Wednesday, May 5, 2010

TVless

I have no TV to keep me occupied, so I just thought I'd take this time to complain that I have no TV now. My apartment got broken into, DURING THE DAY, and they stole my TV, laptop, the box the laptop came in, and my spare car key.

I left my apartment at about 6:45 am on Monday, and got back at 5:45 to find that my patio door had been pried open with some crobar or something and my stuff was gone. I am sad about my TV, but I am really sad about my netbook that I had only had for a couple of months. Since they stole the box the netbook came in too I bet it'll make it a lot easier to sell somewhere.

Then there is the spare car key that normally sat on my bookshelf. Its not there anymore. Of course it is the kind of key that has the clicker thing attached to it, so all they would have to do is know approximately where my car would be parked and push the button and my lights will conveniently flash for them! YAY! Luckily I now have somewhere else to park my car so it SHOULDN'T be a problem.

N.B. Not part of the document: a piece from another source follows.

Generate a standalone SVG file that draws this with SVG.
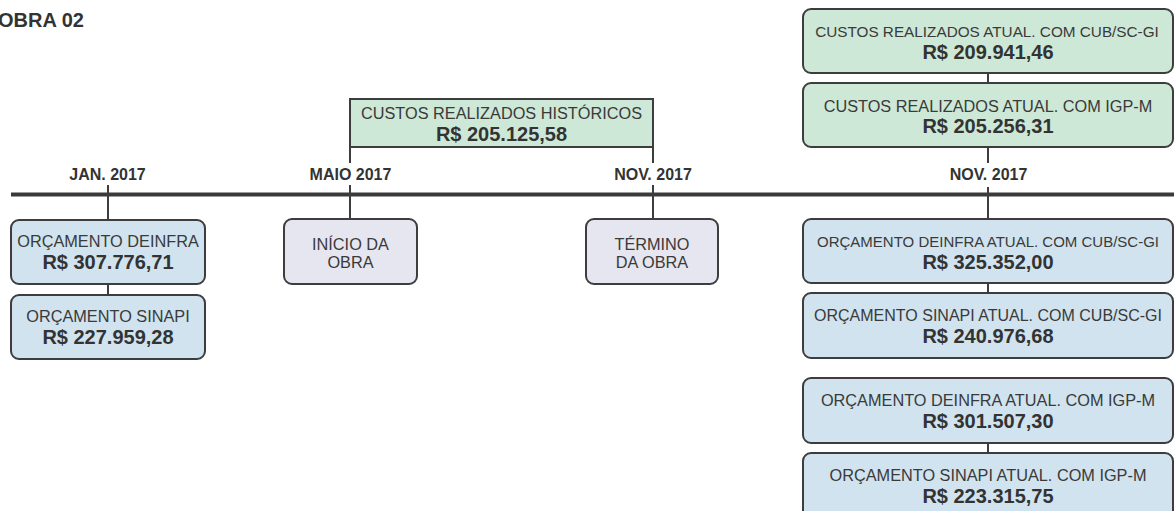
<svg xmlns="http://www.w3.org/2000/svg" width="1174" height="511" viewBox="0 0 1174 511">
<style>
.bx{stroke:#3d3d3d;stroke-width:2}
.blue{fill:#d0e3ee}
.green{fill:#cde8d6}
.lav{fill:#e6e6f0}
.t{font-family:"Liberation Sans",Arial,sans-serif;font-size:16.3px;fill:#3a3a3a;text-anchor:middle}
.v{font-family:"Liberation Sans",Arial,sans-serif;font-size:20px;font-weight:bold;fill:#333;text-anchor:middle}
.d{font-family:"Liberation Sans",Arial,sans-serif;font-size:16px;font-weight:bold;fill:#333;text-anchor:middle}
.ln{stroke:#3d3d3d;stroke-width:2;fill:none}
</style>
<rect width="1174" height="511" fill="#ffffff"/>
<text x="-2" y="27" font-family="Liberation Sans,Arial,sans-serif" font-size="20" font-weight="bold" fill="#333">OBRA 02</text>
<g id="connectors">
<line x1="11" y1="194.5" x2="1174" y2="194.5" stroke="#3a3a3a" stroke-width="4"/>
<line class="ln" x1="108" y1="185" x2="108" y2="295"/>
<line class="ln" x1="350" y1="147" x2="350" y2="163"/>
<line class="ln" x1="350" y1="185" x2="350" y2="220"/>
<line class="ln" x1="653" y1="147" x2="653" y2="163"/>
<line class="ln" x1="653" y1="185" x2="653" y2="220"/>
<line class="ln" x1="988" y1="73" x2="988" y2="83"/>
<line class="ln" x1="988" y1="147" x2="988" y2="163"/>
<line class="ln" x1="988" y1="187" x2="988" y2="293"/>
<line class="ln" x1="988" y1="443" x2="988" y2="453"/>
</g>
<g id="labels">
<text class="d" x="107.5" y="180">JAN. 2017</text>
<text class="d" x="350.5" y="180">MAIO 2017</text>
<text class="d" x="653" y="180">NOV. 2017</text>
<text class="d" x="988.5" y="180">NOV. 2017</text>
</g>
<g id="orc-deinfra">
<rect class="bx blue" x="11" y="220" width="194" height="64" rx="8"/>
<text class="t" x="108" y="247">ORÇAMENTO DEINFRA</text>
<text class="v" x="108" y="269">R$ 307.776,71</text>
</g>
<g id="orc-sinapi">
<rect class="bx blue" x="11" y="295" width="194" height="64" rx="8"/>
<text class="t" x="108" y="322">ORÇAMENTO SINAPI</text>
<text class="v" x="108" y="344">R$ 227.959,28</text>
</g>
<g id="inicio">
<rect class="bx lav" x="284" y="219" width="133" height="65" rx="8"/>
<text class="t" x="350.5" y="250">INÍCIO DA</text>
<text class="t" x="350.5" y="268">OBRA</text>
</g>
<g id="termino">
<rect class="bx lav" x="586" y="219" width="132" height="65" rx="8"/>
<text class="t" x="652" y="250">TÉRMINO</text>
<text class="t" x="652" y="268">DA OBRA</text>
</g>
<g id="custos-historicos">
<rect class="bx green" x="350" y="99" width="303" height="48"/>
<text class="t" x="501.5" y="119">CUSTOS REALIZADOS HISTÓRICOS</text>
<text class="v" x="501.5" y="141">R$ 205.125,58</text>
</g>
<g id="custos-cub">
<rect class="bx green" x="803" y="9" width="370" height="64" rx="8"/>
<text class="t" x="987" y="36.5" style="font-size:15.3px">CUSTOS REALIZADOS ATUAL. COM CUB/SC-GI</text>
<text class="v" x="988" y="59">R$ 209.941,46</text>
</g>
<g id="custos-igpm">
<rect class="bx green" x="803" y="83" width="370" height="64" rx="8"/>
<text class="t" x="988" y="111.5">CUSTOS REALIZADOS ATUAL. COM IGP-M</text>
<text class="v" x="988" y="133">R$ 205.256,31</text>
</g>
<g id="orc-deinfra-cub">
<rect class="bx blue" x="803" y="219" width="370" height="64" rx="8"/>
<text class="t" x="988" y="247" style="font-size:15px">ORÇAMENTO DEINFRA ATUAL. COM CUB/SC-GI</text>
<text class="v" x="988" y="269">R$ 325.352,00</text>
</g>
<g id="orc-sinapi-cub">
<rect class="bx blue" x="803" y="293" width="370" height="65" rx="8"/>
<text class="t" x="988" y="321" style="font-size:16px">ORÇAMENTO SINAPI ATUAL. COM CUB/SC-GI</text>
<text class="v" x="988" y="343">R$ 240.976,68</text>
</g>
<g id="orc-deinfra-igpm">
<rect class="bx blue" x="803" y="378" width="370" height="65" rx="8"/>
<text class="t" x="988" y="406">ORÇAMENTO DEINFRA ATUAL. COM IGP-M</text>
<text class="v" x="988" y="428">R$ 301.507,30</text>
</g>
<g id="orc-sinapi-igpm">
<rect class="bx blue" x="803" y="453" width="370" height="66" rx="8"/>
<text class="t" x="988" y="481">ORÇAMENTO SINAPI ATUAL. COM IGP-M</text>
<text class="v" x="988" y="503">R$ 223.315,75</text>
</g>
</svg>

No one else got broken into and I think the burglars were around and saw me leave. Haven't been able to talk to any neighbors yet to see if they heard or saw anything. Aaaaaaargh! Really can't believe this, it makes me soooooo angry. Who breaks into an apartment in BROAD DAYLIGHT?!?!

So now I sit here in silence and I have fired up the ole desktop. She's a slow starter but once she's on she's fine as long as you don't stress her out too much. Internets only, skype is a little rough and if you need to open itunes you are pretty much gonna be sitting here all night. Luckily I always bring my ipod to work with me so I still have it and have been listening to the podcasts. I have pretty much listened to everything though, so it looks like I will have to try to fire up iTunes tomorrow. :-/

Tuesday, March 9, 2010

Complaint letters

No, I never update this blog, but I really wanted to post this somewhere . . . it was too good to pass up. Part of my job now entails receiving and replying to complaint letters. They are all pretty ridiculous, but I think this one is a hall of famer:

After putting up with every other nail head coming off and every other screw head stripping, I, my family and friends, and any other person I talk to, will never again buy these piece of shit products of yours. Take these chinese pieces of shit and shove them. I know texans are not true Americans, but I never thought they would stoop so low as to put their name on a product that is so cheap and crappy. Hope you can sleep at night while Americans are looking for jobs and the chinese are laughing their asses off at a bunch of stupid-assed texans. Hope your children grow up being Okies. At least they are American.